A impossibilidade de retorno às comunidades foi uma das principais queixas ouvidas por Lula quando esteve na unidade, em 21 de janeiro. O presidente falou sobre isso nas declarações dadas durante a visita.
Quando a reportagem da Folha esteve na Casai, em 24 de janeiro, havia 700 indígenas no espaço, segundo profissionais que atuavam nas ações de emergência. Em nota, o Ministério da Saúde disse que não há segredo quanto aos atendimentos médicos e que boletins diários são divulgados pelo COE.
Em relação aos dados de óbitos, a pasta afirmou que a checagem é feita no momento em que as informações chegam à base de dados do DSEI (Distrito Sanitário Especial Indígena) Yanomami.
“Normalmente isso acontece no retorno das equipes que se revezam a cada 30 dias no território. O COE trabalha para dar celeridade a este processo.” Sobre o hospital de campanha em Surucucu, o ministério apontou precariedades na pista de pouso, “causadas por anos de abandono”, como razão para a falta de perspectiva sobre a unidade.
“Essas dificuldades já estavam previstas no plano de ação do COE, que articula estratégias em parceria com o Ministério da Defesa.” Um balanço divulgado no dia 15 apontou a realização de 3.900 atendimentos de saúde desde a declaração da emergência, dos quais 1.400 se deram nos polos base na terra indígena.
Oito em dez crianças com desnutrição grave tiveram ganho de peso, segundo a pasta. Dezessete dias após a declaração de emergência, o Ibama deu início a ações para destruição da logística do garimpo.
O órgão teve o suporte da Funai e da Força Nacional de Segurança Pública, vinculada ao Ministério da Justiça e Segurança Pública.

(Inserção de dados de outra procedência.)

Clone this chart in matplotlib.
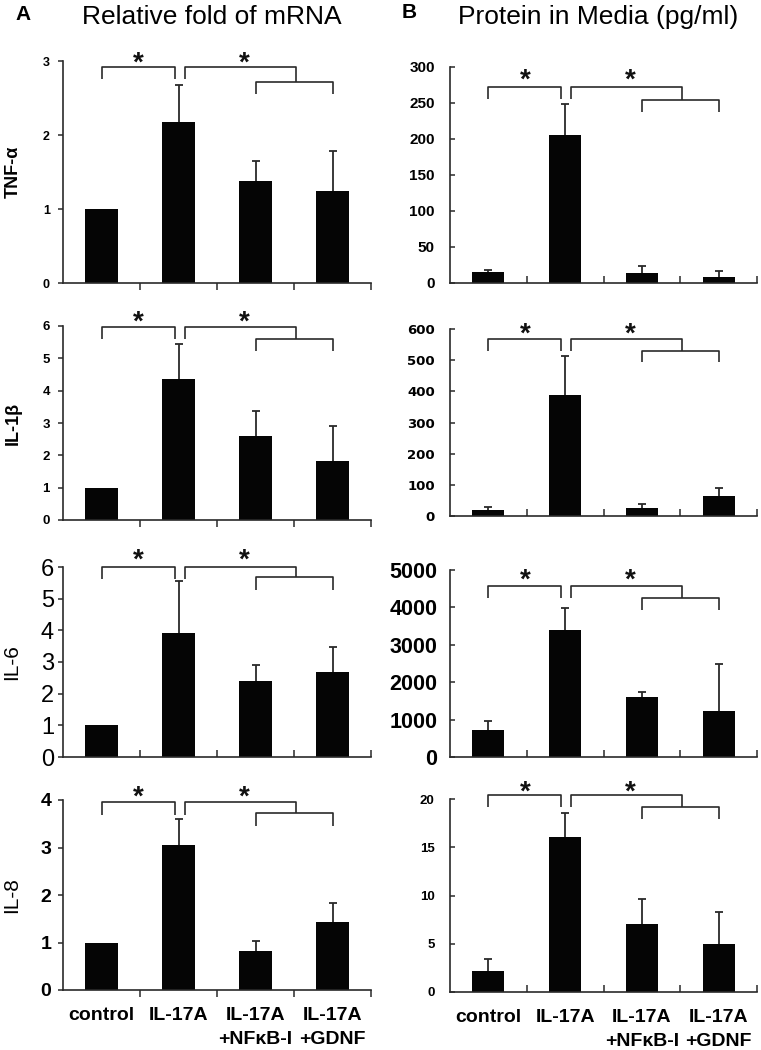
import numpy as np
import matplotlib
matplotlib.use("Agg")
import matplotlib.pyplot as plt
from matplotlib import font_manager
from matplotlib.transforms import blended_transform_factory

nan = np.nan
categories = ["control", "IL-17A", "IL-17A\n+NF\u03baB-I", "IL-17A\n+GDNF"]

# Panel A: relative fold of mRNA
mrna_tnf = [1.0, 2.17, 1.38, 1.25]
mrna_tnf_err = [nan, 0.51, 0.27, 0.54]
mrna_il1b = [1.0, 4.37, 2.60, 1.83]
mrna_il1b_err = [nan, 1.08, 0.78, 1.08]
mrna_il6 = [1.0, 3.93, 2.41, 2.69]
mrna_il6_err = [nan, 1.62, 0.48, 0.79]
mrna_il8 = [1.0, 3.05, 0.82, 1.43]
mrna_il8_err = [nan, 0.54, 0.21, 0.41]

# Panel B: protein in media (pg/ml)
prot_tnf = [15, 205, 13.5, 8]
prot_tnf_err = [3, 43, 10, 9]
prot_il1b = [19, 387, 26, 63]
prot_il1b_err = [11, 125, 11, 26]
prot_il6 = [733, 3405, 1614, 1243]
prot_il6_err = [227, 571, 114, 1236]
prot_il8 = [2.13, 16.06, 7.08, 5.0]
prot_il8_err = [1.32, 2.54, 2.56, 3.32]

row_labels = ["TNF-\u03b1", "IL-1\u03b2", "IL-6", "IL-8"]
a_ticks = [np.arange(0, 4, 1), np.arange(0, 7, 1), np.arange(0, 7, 1), np.arange(0, 5, 1)]
b_ticks = [np.arange(0, 301, 50), np.arange(0, 601, 100), np.arange(0, 5001, 1000), np.arange(0, 21, 5)]

names = {f.name for f in font_manager.fontManager.ttflist}
SANS = "Liberation Sans" if "Liberation Sans" in names else "DejaVu Sans"
NARROW = "Liberation Sans Narrow" if "Liberation Sans Narrow" in names else SANS
plt.rcParams["font.family"] = [SANS, "DejaVu Sans"]

W, H = 761, 1050
fig = plt.figure(figsize=(W / 100, H / 100), dpi=100)


def add_axes(x0, x1, y0, y1):
    return fig.add_axes([x0 / W, 1 - y1 / H, (x1 - x0) / W, (y1 - y0) / H])


a_rows = [(61, 283), (326, 520), (567, 757), (800, 990)]
b_rows = [(67, 283), (329, 516), (570, 757), (799, 992)]

# per-panel bracket layout (axes fraction): upper, lower, drop, asterisk
a_br = [(0.973, 0.905, 0.055, 1.03), (0.995, 0.933, 0.063, 1.065),
        (1.0, 0.945, 0.065, 1.08), (0.988, 0.93, 0.065, 1.06)]
b_br = [(0.906, 0.847, 0.055, 0.978), (0.945, 0.884, 0.063, 1.02),
        (0.916, 0.852, 0.066, 0.993), (1.02, 0.96, 0.062, 1.08)]

a_tickfont = [dict(size=9, weight="bold", family=SANS),
              dict(size=9.5, weight="bold", family=SANS),
              dict(size=17, weight="normal", family=NARROW),
              dict(size=14, weight="bold", family=NARROW)]
b_tickfont = [dict(size=11, weight="bold", family=SANS),
              dict(size=9.5, weight="bold", family="DejaVu Sans"),
              dict(size=15.5, weight="bold", family=SANS),
              dict(size=9.5, weight="bold", family=SANS)]
a_xdir = ["out", "out", "in", "out"]
a_ypad = [6, 6, 3, 5]
b_ypad = [11, 11, 9, 11]

a_vals = [mrna_tnf, mrna_il1b, mrna_il6, mrna_il8]
a_errs = [mrna_tnf_err, mrna_il1b_err, mrna_il6_err, mrna_il8_err]
b_vals = [prot_tnf, prot_il1b, prot_il6, prot_il8]
b_errs = [prot_tnf_err, prot_il1b_err, prot_il6_err, prot_il8_err]

x = np.arange(len(categories))
LC = "#2a2a2a"


def bars(ax, vals, errs, width):
    ax.bar(x, vals, width=width, color="#050505", zorder=2)
    _, caps, _ = ax.errorbar(x, vals, yerr=[np.zeros(len(vals)), errs], fmt="none",
                             ecolor=LC, elinewidth=1.3, capsize=3, capthick=1.3, zorder=1)
    for c in caps:
        if np.allclose(np.asarray(c.get_ydata(), float), np.asarray(vals, float)):
            c.set_visible(False)


def draw_brackets(ax, br):
    up, low, drop, ast = br
    tr = blended_transform_factory(ax.transData, ax.transAxes)
    kw = dict(color=LC, lw=1.2, transform=tr, clip_on=False, solid_capstyle="butt")
    ax.plot([0, 0, 0.95, 0.95], [up - drop, up, up, up - drop], **kw)
    ax.plot([1.08, 1.08, 2.52, 2.52], [up - drop, up, up, low], **kw)
    ax.plot([2.0, 2.0, 3.0, 3.0], [low - drop, low, low, low - drop], **kw)
    for xs in (0.48, 1.85):
        ax.annotate("*", xy=(xs, ast), xycoords=tr, xytext=(0, -11.5),
                    textcoords="offset points", ha="center", va="baseline",
                    fontsize=20, fontweight="bold", color="#111", annotation_clip=False)


def style(ax, ticks, font, xdir, ydir, ypad, last):
    ax.set_xlim(-0.5, 3.5)
    ax.set_ylim(ticks[0], ticks[-1])
    ax.set_yticks(ticks)
    ax.set_yticklabels([str(t) for t in ticks], fontdict=font)
    ax.set_xticks([0.5, 1.5, 2.5, 3.5])
    ax.set_xticklabels([])
    ax.tick_params(axis="x", which="major", direction=xdir, length=5, width=1.1, color=LC)
    ax.tick_params(axis="y", direction=ydir, length=3.5, width=1.1, color=LC, pad=ypad)
    if last:
        ax.set_xticks(x, categories, minor=True)
        ax.tick_params(axis="x", which="minor", length=0, pad=12)
        for lab in ax.get_xticklabels(minor=True):
            lab.set_fontsize(14)
            lab.set_fontweight("bold")
            lab.set_linespacing(1.6)
            lab.set_verticalalignment("top")
    for s in ("top", "right"):
        ax.spines[s].set_visible(False)
    for s in ("left", "bottom"):
        ax.spines[s].set_linewidth(1.2)
        ax.spines[s].set_color(LC)


for i in range(4):
    ax = add_axes(63, 371, *a_rows[i])
    bars(ax, a_vals[i], a_errs[i], 0.43)
    style(ax, a_ticks[i], a_tickfont[i], a_xdir[i], "out", a_ypad[i], i == 3)
    draw_brackets(ax, a_br[i])
    bold = i < 2
    ax.set_ylabel(row_labels[i], fontsize=13 if bold else 15,
                  fontweight="bold" if bold else "normal",
                  family=SANS if bold else NARROW)
    ax.yaxis.set_label_coords(-0.135, 0.5)

    bx = add_axes(450, 757, *b_rows[i])
    bars(bx, b_vals[i], b_errs[i], 0.42)
    style(bx, b_ticks[i], b_tickfont[i], "in", "in", b_ypad[i], i == 3)
    draw_brackets(bx, b_br[i])

fig.text(23 / W, 1 - 14 / H, "A", fontsize=15, fontweight="bold", ha="center", va="center")
fig.text(212 / W, 1 - 17 / H, "Relative fold of mRNA", fontsize=19, ha="center", va="center")
fig.text(409 / W, 1 - 13 / H, "B", fontsize=15, fontweight="bold", ha="center", va="center")
fig.text(598 / W, 1 - 17 / H, "Protein in Media (pg/ml)", fontsize=19, ha="center", va="center")

fig.savefig("out.png", dpi=100)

Integrantes do Ibama se sentiram excluídos do planejamento para a Operação Libertação, capitaneada pela PF (Polícia Federal) e pelas Forças Armadas.
O órgão ambiental executou as primeiras ações contra o garimpo no dia 6 de fevereiro. PF e militares, no dia 10. O balanço de uma semana da operação deixou de fora dados das ações do Ibama.
Um consenso possível no comando conjunto da operação, que funciona na superintendência da PF em Boa Vista, foi sobre a necessidade de abrir caminhos para garimpeiros em fuga. Mas há divergências, por exemplo, sobre a decisão de abrir corredores aéreos até maio, adotada pela FAB.
O Ministério da Justiça enxerga exagero. A Defesa defende a medida. Também há divergência sobre dar ou não suporte logístico para a retirada de invasores. “A discussão quanto a restrições ou abertura parcial do espaço aéreo na região Norte partiu do Ministério da Justiça”, disse o Ministério da Defesa, em nota.
“O tema está em estudo e possíveis alterações ao longo da operação são decisões ministeriais, que cabem ao Comando Operacional Conjunto Amazônia executar.” O Ministério da Justiça, por sua vez, afirmou que não existe descoordenação nas ações.
“Em que pese haver uma operação integrada, cada instituição não deixa de atuar também dentro de suas áreas de competência constitucional e legal, conforme princípios de conveniência e oportunidade”, disse, em nota.
A pasta não dará apoio ao transporte de garimpeiros, por haver incompatibilidade entre a natureza criminosa do garimpo ilegal e um apoio logístico pelo governo, conforme a nota.
“A prioridade do ministério é proteger o povo yanomami, por meio da retirada dos garimpeiros ilegais do local.”
O governo pouco avançou ainda na investigação sobre a denúncia de que 30 adolescentes yanomamis ficaram grávidas após estupro por garimpeiros.
O relato foi feito por lideranças indígenas a uma equipe do MDH (Ministério dos Direitos Humanos e da Cidadania), que divulgou a informação e disse que daria início a uma investigação prévia. Segundo a pasta, as apurações estão em andamento e não há o que comentar por enquanto.